Regardless of their differences in size and raison d’etre, net-states of all stripes share three key qualities: They exist largely online, enjoy international devotees, and advance belief-driven agendas that they pursue separate from, and at times, above, the law.
Take Google, for instance. In 2013, the company launched an anti-censorship initiative called Project Shield, a sort of online safe haven for news sites censored by their national governments. Democratic countries like the US may laud such efforts, but in countries where Project Shield has been deployed across Asia and Africa—where free speech is not necessarily protected—those governments would be well within their rights to see Google’s actions as both disruptive and illegal. While Project Shield may be branded a business practice that generates good PR for the company, it also embodies Google’s fundamental doctrine to bring about positive change in the world. As co-founder Sergey Brin put it in a 2014 interview, “the societal goal is our primary goal.”
Anonymous—the hackers and pranksters most famous for the Operation Chanology protest movement against Scientology—occupies a very different role from Google among net-states. It's not a business; it's not even an official, card-carrying membership organization.
But Anonymous, too, dabbles in actions traditionally in the domain of government. For instance, after the terrorist attacks in Paris in November 2015, Anonymous disabled between 5,500 and 20,000 ISIS-backed Twitter accounts within 48 hours. Governments have their own official channels to shut down terrorist social media accounts too, but doing so legally at such a large scale likely generates a tad more paperwork than can be processed in just two days.

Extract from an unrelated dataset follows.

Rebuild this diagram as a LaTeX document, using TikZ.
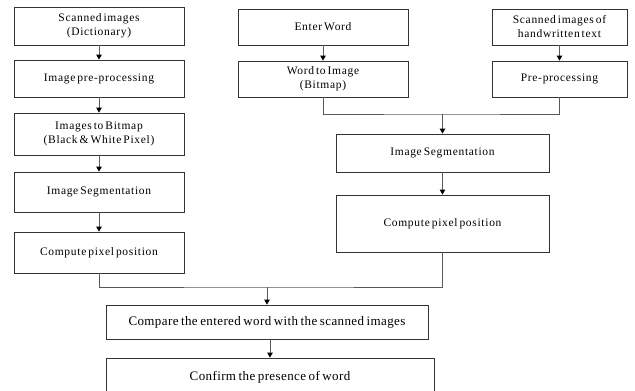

It’s worth pausing for a moment to consider the point of all this. With deaths by terrorism steadily rising each year, does placing a new name on our already extant world order do anything to actually make us safer?
I argue that it does, because nation-states need a wake-up call: The world needs net-states in order to defeat the non-states. We’re not beating them on our own. To win information-era wars, countries need to recognize the power of the net-states, not as an ancillary locale of assembly in the cyberspace, but as critical entities wielding the kind of power and influence necessary to go toe-to-toe with non-state actors.
The world needs net-states, because they occupy the same territory as the non-states: the digital sphere. As such, they understand their norms and tactics far more than a land-war, Cold-War era strategist ever could. Major General Michael K. Nagata, commander of American special operations forces in the Middle East, circled this idea back in 2014, in a leaked confidential conversation about ISIS. He said, “We do not understand the movement, and until we do, we are not going to defeat it. We have not defeated the idea. We do not even understand the idea.”
Failure to understand the idea is part of why the US continues to be stuck in the war on terror. And the US is indeed stuck: Secretary of defense James Mattis confirmed that in June, saying in a briefing to Congress, “We are not winning in Afghanistan,” His commanders have classified the 16 years of war a “stalemate.” And without the net-states, the war will likely continue to be one.
The US airstrikes acolytes by the thousands as if they were Old World beasts they can hunt to extinction. But deploying traditional military tactics in battles of belief are the equivalent of setting bear traps for ghosts: They’re not going to work. They’re not relying on the wrong weapons; they’re relying on the wrong worldview. And even purportedly innovative tactics, like government-generated counter-terrorism messaging, while logical in theory, relies on the same outdated perspective (see “Think Again Turn Away,” the State Department’s failed attempt at targeting ISIS Twitter accounts with direct rebuttals). It’s like hearing your parents tell you that drugs are bad. What we need are the cool kids to say it. We need the net-states to say it.
So, nation-states, adapt. And don’t just acknowledge net-states; work with them. Incorporate information-era savvy alongside military campaigns. The risk of not doing so is to lose the faith of the people. Worse, failure to adapt to the information age unwittingly nudges the population ever closer to “reject kings and voting”, to instead embrace “rough consensus and running code.” In other words, forget the anointed powers—put your faith in the general approval of the people and whoever’s actually getting things done. Honestly, when faced with the question of who gets the will of the people today, how many of us would really say “the United States” over “Google”?
In sum, the US can’t keep just shooting terrorists; ideas are the gun in this knife fight. And the keepers of ideas—the places people turn to set them free and watch them spread—are the net-states; not the nation-states. Nation-states ignore our non-state, net-state world order at all our peril.